QQQ Annual Returns: Small Progress, Big Wins
Your Best Tech ETF for Long Term
In the world of money matters, like with QQQ Annual Returns, things often go against what we might expect. Instead of relying on a few big wins, success usually comes from making lots of small progress. It’s a bit like trying to lose weight—many aim to drop 5kg or 10kg in a month or two, but experts say a healthier pace is around 1-1.5kg each month. This idea connects to investing, urging us to appreciate gradual gains and trust smart choices over quick moves. The allure of “quick weight loss” schemes has proven to be somewhat temporary phenomena or outright frauds.
The pattern of “opposite the obvious” in the financial markets is – “Keep your winners, get rid of your losers.” Yes, what kills the performance of most traders is their unwillingness to realize losses (keeping losers) and too happy to realize profits (getting rid of winners).
QQQ Historical Performance: Beating the Benchmark
Over the last 10 years, QQQ has returned 429%, SPY 174%, and IWM 74%. Those returns do not include dividends, but the dividend yields are not going to change the big picture – QQQ has undeniably outperformed most other major indexes not only on a 10-year basis but also on a 3-year and 1-year basis (not pictured but easy to check).
So far, most people will agree with this fact, and it is a fact that QQQ has been a winner! Next, we will ask if the present is an excellent time to be long equity exposure.
Again, returning to the “opposite of the obvious” pattern, Warren Buffett says that the secret to successful investing is to “conduct your affairs opposite to how others do.” In other words, a successful investor should be looking to buy equities when most other investors are looking to sell and sell equities when most others are looking to buy.

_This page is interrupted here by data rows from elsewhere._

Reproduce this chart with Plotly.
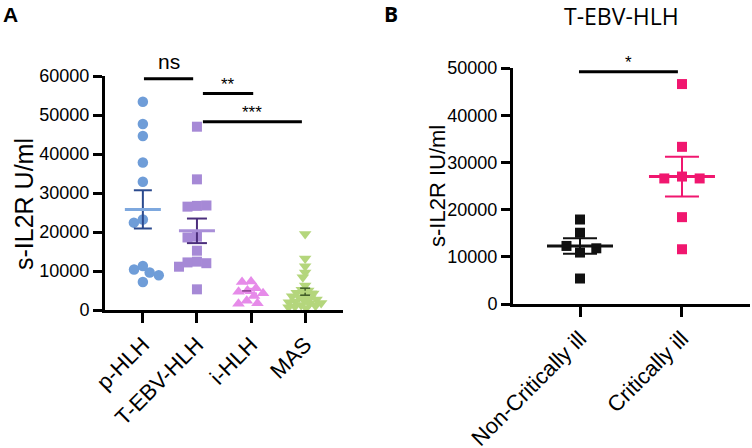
import math
import plotly.graph_objects as go

# ---------------- data ----------------
cats_a = ["p-HLH", "T-EBV-HLH", "i-HLH", "MAS"]
p_hlh = [53400, 47700, 44600, 37800, 32900, 23200, 22400, 11300, 10400, 9600, 8900, 7200]
t_ebv_hlh = [47000, 33500, 26700, 26500, 26800, 18800, 18600, 15200, 12400, 12200, 12000, 11100, 5300]
i_hlh = [7300, 7200, 5600, 5000, 4700, 4300, 3600, 2400, 1700, 1600]
mas = [19500, 13200, 11200, 9600, 8400, 6300, 5200, 5000, 4400, 4200, 3800, 3500, 3200, 3000,
       2700, 2400, 2200, 2000, 1800, 1600, 1300, 1100, 900, 700, 500]
means_a = [25800, 20300, 4900, 4700]
sems_a = [4900, 3150, 600, 900]
yticks_a = [0, 10000, 20000, 30000, 40000, 50000, 60000]
sig_a = [(0, 1, "ns"), (1, 2, "**"), (1, 3, "***")]

cats_b = ["Non-Critically ill", "Critically ill"]
non_critical = [17900, 15100, 10900, 12300, 11800, 5400]
critical = [46600, 33300, 27000, 26600, 26600, 18400, 11600]
means_b = [12300, 27000]
sems_b = [1650, 4200]
yticks_b = [0, 10000, 20000, 30000, 40000, 50000]
sig_b = [(0, 1, "*")]

# ---------------- geometry ----------------
W, H = 752, 448
A_X0, A_X1, A_Y0, A_Y1 = 105, 343, 310, 76
B_X0, B_X1, B_Y0, B_Y1 = 513, 750, 304, 68
A_RANGE = [-0.7, 3.7]
B_RANGE = [-0.657, 1.667]
A_YMAX, B_YMAX = 60000, 50000
A_CAT_PX = (A_X1 - A_X0) / (A_RANGE[1] - A_RANGE[0])
B_CAT_PX = (B_X1 - B_X0) / (B_RANGE[1] - B_RANGE[0])
A_VAL_PX = (A_Y0 - A_Y1) / A_YMAX
B_VAL_PX = (B_Y0 - B_Y1) / B_YMAX


def swarm(values, val_px, dx, dy):
    placed = []
    offs = []
    for v in values:
        y = v * val_px
        cands = [0.0]
        for px, py in placed:
            d = abs(y - py) / dy
            if d < 1:
                w = dx * math.sqrt(1 - d * d)
                cands += [px - w, px + w]
        cands.sort(key=lambda c: (round(abs(c), 3), c))
        chosen = 0.0
        for c in cands:
            if all(((c - px) / dx) ** 2 + ((y - py) / dy) ** 2 >= 0.999 for px, py in placed):
                chosen = c
                break
        placed.append((chosen, y))
        offs.append(chosen)
    return offs


fig = go.Figure()

groups_a = [
    dict(vals=p_hlh, sym="circle", size=10.5, col="#6f9dd8", mean_col="#7ea8de", err_col="#2b4a8e",
         mw=18, cw=9, dx=9.5, dy=9.5, mean_w=3, err_w=2),
    dict(vals=t_ebv_hlh, sym="square", size=10, col="#a689d6", mean_col="#a98fd8", err_col="#4b2e7c",
         mw=18, cw=10, dx=9.5, dy=9.5, mean_w=3, err_w=2),
    dict(vals=i_hlh, sym="triangle-up", size=11, col="#e68be9", mean_col="#8a3d8c", err_col="#e68be9",
         mw=9, cw=6, dx=9, dy=8, mean_w=1.5, err_w=1.5),
    dict(vals=mas, sym="triangle-down", size=11, col="#b4d67c", mean_col="#b4d67c", err_col="#3d5a26",
         mw=12, cw=5, dx=6.5, dy=5, mean_w=2, err_w=1.5),
]

for i, g in enumerate(groups_a):
    offs = swarm(g["vals"], A_VAL_PX, g["dx"], g["dy"])
    fig.add_trace(go.Scatter(
        x=[i + o / A_CAT_PX for o in offs], y=g["vals"], mode="markers",
        marker=dict(symbol=g["sym"], size=g["size"], color=g["col"], line=dict(width=0)),
        cliponaxis=False, xaxis="x", yaxis="y", showlegend=False, hoverinfo="y"))

for i, g in enumerate(groups_a):
    m, s = means_a[i], sems_a[i]
    mw, cw = g["mw"] / A_CAT_PX, g["cw"] / A_CAT_PX
    fig.add_trace(go.Scatter(
        x=[i - cw, i + cw, None, i, i, None, i - cw, i + cw],
        y=[m + s, m + s, None, m + s, m - s, None, m - s, m - s],
        mode="lines", line=dict(color=g["err_col"], width=g["err_w"]),
        xaxis="x", yaxis="y", showlegend=False, hoverinfo="skip"))
    fig.add_trace(go.Scatter(
        x=[i - mw, i + mw], y=[m, m], mode="lines",
        line=dict(color=g["mean_col"], width=g["mean_w"], dash="dash" if i == 2 else "solid"),
        xaxis="x", yaxis="y", showlegend=False, hoverinfo="skip"))

groups_b = [
    dict(vals=non_critical, col="#111111"),
    dict(vals=critical, col="#f0176f"),
]
for i, g in enumerate(groups_b):
    offs = swarm(g["vals"], B_VAL_PX, 18, 10)
    fig.add_trace(go.Scatter(
        x=[i + o / B_CAT_PX for o in offs], y=g["vals"], mode="markers",
        marker=dict(symbol="square", size=10, color=g["col"], line=dict(width=0)),
        cliponaxis=False, xaxis="x2", yaxis="y2", showlegend=False, hoverinfo="y"))
    m, s = means_b[i], sems_b[i]
    mw, cw = 33 / B_CAT_PX, 17 / B_CAT_PX
    fig.add_trace(go.Scatter(
        x=[i - cw, i + cw, None, i, i, None, i - cw, i + cw],
        y=[m + s, m + s, None, m + s, m - s, None, m - s, m - s],
        mode="lines", line=dict(color=g["col"], width=2),
        xaxis="x2", yaxis="y2", showlegend=False, hoverinfo="skip"))
    fig.add_trace(go.Scatter(
        x=[i - mw, i + mw], y=[m, m], mode="lines", line=dict(color=g["col"], width=3),
        xaxis="x2", yaxis="y2", showlegend=False, hoverinfo="skip"))

# significance brackets
sig_levels_a = [59300, 55500, 48300]
sig_ends_a = [(0.02, 0.93), (1.11, 2.04), (1.11, 2.94)]
sig_fonts_a = [21, 17, 17]
annotations = []
for (ga, gb, lab), lvl, (x0, x1), fs in zip(sig_a, sig_levels_a, sig_ends_a, sig_fonts_a):
    fig.add_trace(go.Scatter(x=[x0, x1], y=[lvl, lvl], mode="lines",
                             line=dict(color="black", width=3), cliponaxis=False,
                             xaxis="x", yaxis="y", showlegend=False, hoverinfo="skip"))
    annotations.append(dict(x=(x0 + x1) / 2, y=lvl, xref="x", yref="y", text=lab,
                            showarrow=False, yanchor="bottom", yshift=(4 if lab == "ns" else -2),
                            font=dict(family="Liberation Sans, Arial", size=fs, color="black")))
for (ga, gb, lab) in sig_b:
    lvl = 49200
    x0, x1 = -0.01, 0.96
    fig.add_trace(go.Scatter(x=[x0, x1], y=[lvl, lvl], mode="lines",
                             line=dict(color="black", width=3), cliponaxis=False,
                             xaxis="x2", yaxis="y2", showlegend=False, hoverinfo="skip"))
    annotations.append(dict(x=(x0 + x1) / 2, y=lvl, xref="x2", yref="y2", text=lab,
                            showarrow=False, yanchor="bottom", yshift=-2,
                            font=dict(family="Liberation Sans, Arial", size=17, color="black")))

# titles & labels
annotations += [
    dict(x=1 / W, y=1 - 1 / H, xref="paper", yref="paper", text="<b>A</b>", showarrow=False,
         xanchor="left", yanchor="top", font=dict(family="Liberation Sans, Arial", size=21, color="black")),
    dict(x=382 / W, y=1 - 14.5 / H, xref="paper", yref="paper", text="<b>B</b>", showarrow=False,
         xanchor="left", yanchor="middle", font=dict(family="Open Sans", size=21, color="black")),
    dict(x=621 / W, y=1 - 15.5 / H, xref="paper", yref="paper", text="T-EBV-HLH", showarrow=False,
         xanchor="center", yanchor="middle", font=dict(family="Open Sans", size=23, color="black")),
    dict(x=24 / W, y=1 - 204 / H, xref="paper", yref="paper", text="s-IL2R U/ml", showarrow=False,
         textangle=-90, xanchor="center", yanchor="middle",
         font=dict(family="Liberation Sans, Arial", size=25, color="black")),
    dict(x=437 / W, y=1 - 186 / H, xref="paper", yref="paper", text="s-IL2R IU/ml", showarrow=False,
         textangle=-90, xanchor="center", yanchor="middle",
         font=dict(family="Liberation Sans, Arial", size=22, color="black")),
]

tickfont_y = dict(family="Liberation Sans, Arial", size=18, color="black")
tickfont_x = dict(family="Liberation Sans, Arial", size=22, color="black")
common_x = dict(showline=True, linewidth=3, linecolor="black", ticks="outside", ticklen=10,
                tickwidth=3, tickcolor="black", showgrid=False, zeroline=False, tickangle=-45,
                tickfont=tickfont_x, fixedrange=True, automargin=False)
common_y = dict(showline=True, linewidth=3, linecolor="black", ticks="outside", ticklen=9,
                tickwidth=2.5, tickcolor="black", showgrid=False, zeroline=False,
                tickfont=tickfont_y, fixedrange=True, automargin=False)

fig.update_layout(
    template="none",
    width=W, height=H, autosize=False,
    margin=dict(l=0, r=0, t=0, b=0, pad=0, autoexpand=False),
    paper_bgcolor="white", plot_bgcolor="white",
    xaxis=dict(domain=[A_X0 / W, A_X1 / W], range=A_RANGE, anchor="y",
               tickvals=list(range(len(cats_a))), ticktext=cats_a, **common_x),
    yaxis=dict(domain=[1 - A_Y0 / H, 1 - A_Y1 / H], range=[0, A_YMAX], anchor="x",
               tickvals=yticks_a, ticktext=[str(v) for v in yticks_a], **common_y),
    xaxis2=dict(domain=[B_X0 / W, B_X1 / W], range=B_RANGE, anchor="y2",
                tickvals=list(range(len(cats_b))), ticktext=cats_b, **common_x),
    yaxis2=dict(domain=[1 - B_Y0 / H, 1 - B_Y1 / H], range=[0, B_YMAX], anchor="x2",
                tickvals=yticks_b, ticktext=[str(v) for v in yticks_b], **common_y),
    annotations=annotations,
    showlegend=False,
)

fig.write_html("out.html", config={"displayModeBar": False},
               post_script="document.body.style.margin='0px';document.body.style.padding='0px';")
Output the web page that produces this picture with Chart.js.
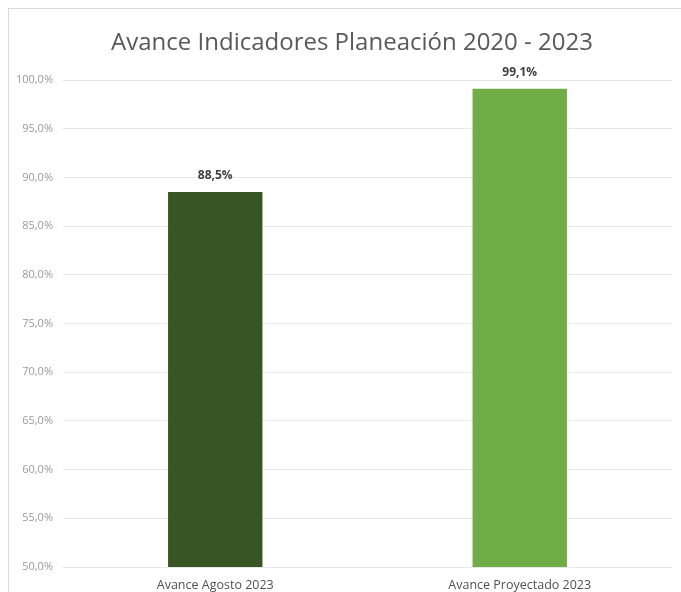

QQQ vs. Consumer Confidence
How does the current market environment compare to that in the past? Let’s take a look at the NASDAQ-100 versus US Consumer Confidence:
To be sure that you interpret the chart above correctly, we will explain it. The NASDAQ-100 Index is in blue, and levels are indicated on the right axis. The current level is 15812. US Consumer Confidence is green, and levels are shown on the left axis.
As you see, US Consumer confidence is near a 20-year low at 63,80. It’s not an absolute low, but it’s not far. Also, the present level of consumer confidence is close to the levels of the Global Financial Crisis (2008).
It would appear that at present, most investors are risk averse and looking to sell, not buy – so if we follow the advice of Warren Buffett, we should do the opposite and look to buy!
There is only one thing left to check. Is the price we pay for QQQ of roughly 385 USD or 15800 in NASDAQ- 100 reasonable?
Let’s see the historical PE ratio for the NASDAQ-100 Index according to Barrons.com:
In conclusion, analyzing the table reveals that both NASDAQ-100 and QQQ ETF currently boast a PE ratio of 32.52, slightly exceeding the 3-year average of 32.37. While a lower PE ratio is preferred, following Warren Buffet’s wisdom emphasizes investing in companies with above-average potential at an average valuation.
QQQ ETF has been an incredibly profitable investment. The reason for that is that the companies that comprise the holdings of the ETF are some of the best businesses in the world. Current valuations align with historical averages, reinforcing our confidence in the sector’s potential.
In navigating the dynamic landscape of financial markets, recognizing the enduring value in these investments becomes paramount for long-term success.